__Collected material__:
◇ ◇ ◇ ◇ ◇ ◇ ◇

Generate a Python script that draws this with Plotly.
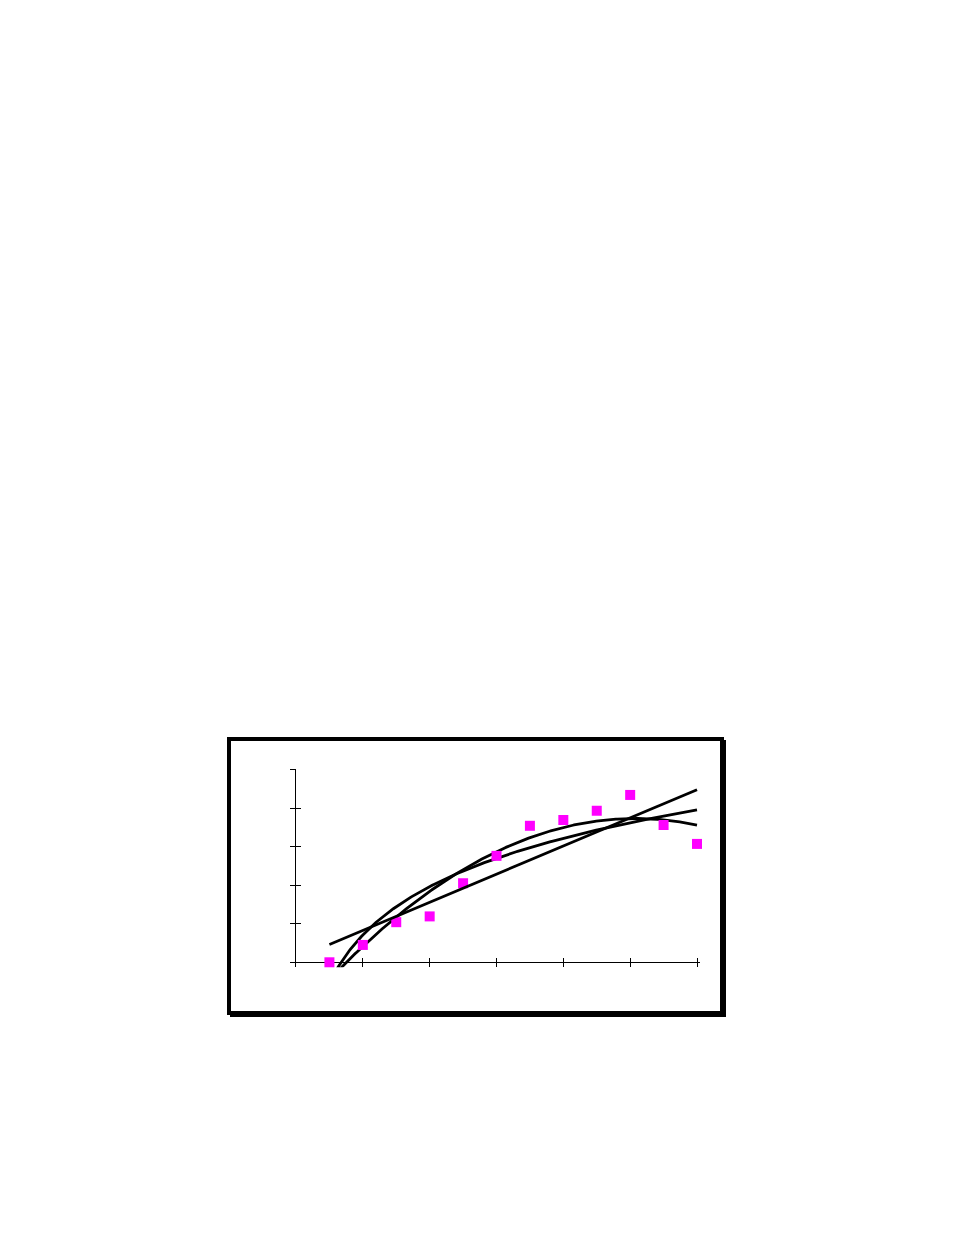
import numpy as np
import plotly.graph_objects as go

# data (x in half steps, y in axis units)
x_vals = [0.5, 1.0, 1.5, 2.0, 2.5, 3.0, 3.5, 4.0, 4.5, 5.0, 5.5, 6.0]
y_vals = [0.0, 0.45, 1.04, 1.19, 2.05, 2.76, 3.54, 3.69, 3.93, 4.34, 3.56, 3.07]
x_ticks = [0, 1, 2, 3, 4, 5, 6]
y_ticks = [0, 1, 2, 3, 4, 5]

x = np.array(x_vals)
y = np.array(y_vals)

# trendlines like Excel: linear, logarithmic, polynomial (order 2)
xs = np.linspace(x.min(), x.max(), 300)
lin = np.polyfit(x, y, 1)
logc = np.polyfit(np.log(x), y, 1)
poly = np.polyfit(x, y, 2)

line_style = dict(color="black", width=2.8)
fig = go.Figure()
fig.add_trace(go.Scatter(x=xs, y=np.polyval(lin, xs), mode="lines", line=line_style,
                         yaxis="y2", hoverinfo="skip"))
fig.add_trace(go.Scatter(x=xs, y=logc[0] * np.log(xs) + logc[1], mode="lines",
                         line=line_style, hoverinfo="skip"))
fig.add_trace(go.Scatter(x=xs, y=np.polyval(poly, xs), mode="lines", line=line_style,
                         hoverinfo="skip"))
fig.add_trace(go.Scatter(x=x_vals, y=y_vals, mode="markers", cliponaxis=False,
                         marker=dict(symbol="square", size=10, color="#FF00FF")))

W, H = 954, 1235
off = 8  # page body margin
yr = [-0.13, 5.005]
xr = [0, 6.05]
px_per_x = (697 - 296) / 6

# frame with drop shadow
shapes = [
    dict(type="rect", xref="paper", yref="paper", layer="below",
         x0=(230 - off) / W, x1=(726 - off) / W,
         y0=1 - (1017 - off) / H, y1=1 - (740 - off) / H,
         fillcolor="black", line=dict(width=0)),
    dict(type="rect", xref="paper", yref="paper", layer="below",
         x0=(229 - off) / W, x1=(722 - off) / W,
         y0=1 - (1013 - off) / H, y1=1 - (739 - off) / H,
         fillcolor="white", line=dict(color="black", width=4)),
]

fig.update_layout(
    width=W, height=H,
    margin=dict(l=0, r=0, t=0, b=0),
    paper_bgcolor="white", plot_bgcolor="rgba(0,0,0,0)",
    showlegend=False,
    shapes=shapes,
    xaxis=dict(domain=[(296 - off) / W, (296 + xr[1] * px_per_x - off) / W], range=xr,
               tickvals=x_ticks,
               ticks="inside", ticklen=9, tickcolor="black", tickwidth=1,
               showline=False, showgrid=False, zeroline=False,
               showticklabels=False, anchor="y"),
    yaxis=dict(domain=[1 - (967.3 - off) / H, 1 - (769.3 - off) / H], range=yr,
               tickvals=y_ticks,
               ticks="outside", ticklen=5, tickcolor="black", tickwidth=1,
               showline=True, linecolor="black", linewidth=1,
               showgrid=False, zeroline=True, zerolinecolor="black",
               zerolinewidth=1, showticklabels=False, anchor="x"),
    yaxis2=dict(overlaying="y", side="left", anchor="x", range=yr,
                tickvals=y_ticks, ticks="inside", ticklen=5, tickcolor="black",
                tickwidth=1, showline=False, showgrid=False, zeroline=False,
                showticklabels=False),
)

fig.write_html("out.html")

◇ ◇ ◇ ◇ ◇ ◇ ◇

__Task statement__: In your copy, leave out the pictures and reproduce the material above exactly.

__Task output__:
Generate a Python script that draws this with Plotly.
import numpy as np
import plotly.graph_objects as go

# data (x in half steps, y in axis units)
x_vals = [0.5, 1.0, 1.5, 2.0, 2.5, 3.0, 3.5, 4.0, 4.5, 5.0, 5.5, 6.0]
y_vals = [0.0, 0.45, 1.04, 1.19, 2.05, 2.76, 3.54, 3.69, 3.93, 4.34, 3.56, 3.07]
x_ticks = [0, 1, 2, 3, 4, 5, 6]
y_ticks = [0, 1, 2, 3, 4, 5]

x = np.array(x_vals)
y = np.array(y_vals)

# trendlines like Excel: linear, logarithmic, polynomial (order 2)
xs = np.linspace(x.min(), x.max(), 300)
lin = np.polyfit(x, y, 1)
logc = np.polyfit(np.log(x), y, 1)
poly = np.polyfit(x, y, 2)

line_style = dict(color="black", width=2.8)
fig = go.Figure()
fig.add_trace(go.Scatter(x=xs, y=np.polyval(lin, xs), mode="lines", line=line_style,
                         yaxis="y2", hoverinfo="skip"))
fig.add_trace(go.Scatter(x=xs, y=logc[0] * np.log(xs) + logc[1], mode="lines",
                         line=line_style, hoverinfo="skip"))
fig.add_trace(go.Scatter(x=xs, y=np.polyval(poly, xs), mode="lines", line=line_style,
                         hoverinfo="skip"))
fig.add_trace(go.Scatter(x=x_vals, y=y_vals, mode="markers", cliponaxis=False,
                         marker=dict(symbol="square", size=10, color="#FF00FF")))

W, H = 954, 1235
off = 8  # page body margin
yr = [-0.13, 5.005]
xr = [0, 6.05]
px_per_x = (697 - 296) / 6

# frame with drop shadow
shapes = [
    dict(type="rect", xref="paper", yref="paper", layer="below",
         x0=(230 - off) / W, x1=(726 - off) / W,
         y0=1 - (1017 - off) / H, y1=1 - (740 - off) / H,
         fillcolor="black", line=dict(width=0)),
    dict(type="rect", xref="paper", yref="paper", layer="below",
         x0=(229 - off) / W, x1=(722 - off) / W,
         y0=1 - (1013 - off) / H, y1=1 - (739 - off) / H,
         fillcolor="white", line=dict(color="black", width=4)),
]

fig.update_layout(
    width=W, height=H,
    margin=dict(l=0, r=0, t=0, b=0),
    paper_bgcolor="white", plot_bgcolor="rgba(0,0,0,0)",
    showlegend=False,
    shapes=shapes,
    xaxis=dict(domain=[(296 - off) / W, (296 + xr[1] * px_per_x - off) / W], range=xr,
               tickvals=x_ticks,
               ticks="inside", ticklen=9, tickcolor="black", tickwidth=1,
               showline=False, showgrid=False, zeroline=False,
               showticklabels=False, anchor="y"),
    yaxis=dict(domain=[1 - (967.3 - off) / H, 1 - (769.3 - off) / H], range=yr,
               tickvals=y_ticks,
               ticks="outside", ticklen=5, tickcolor="black", tickwidth=1,
               showline=True, linecolor="black", linewidth=1,
               showgrid=False, zeroline=True, zerolinecolor="black",
               zerolinewidth=1, showticklabels=False, anchor="x"),
    yaxis2=dict(overlaying="y", side="left", anchor="x", range=yr,
                tickvals=y_ticks, ticks="inside", ticklen=5, tickcolor="black",
                tickwidth=1, showline=False, showgrid=False, zeroline=False,
                showticklabels=False),
)

fig.write_html("out.html")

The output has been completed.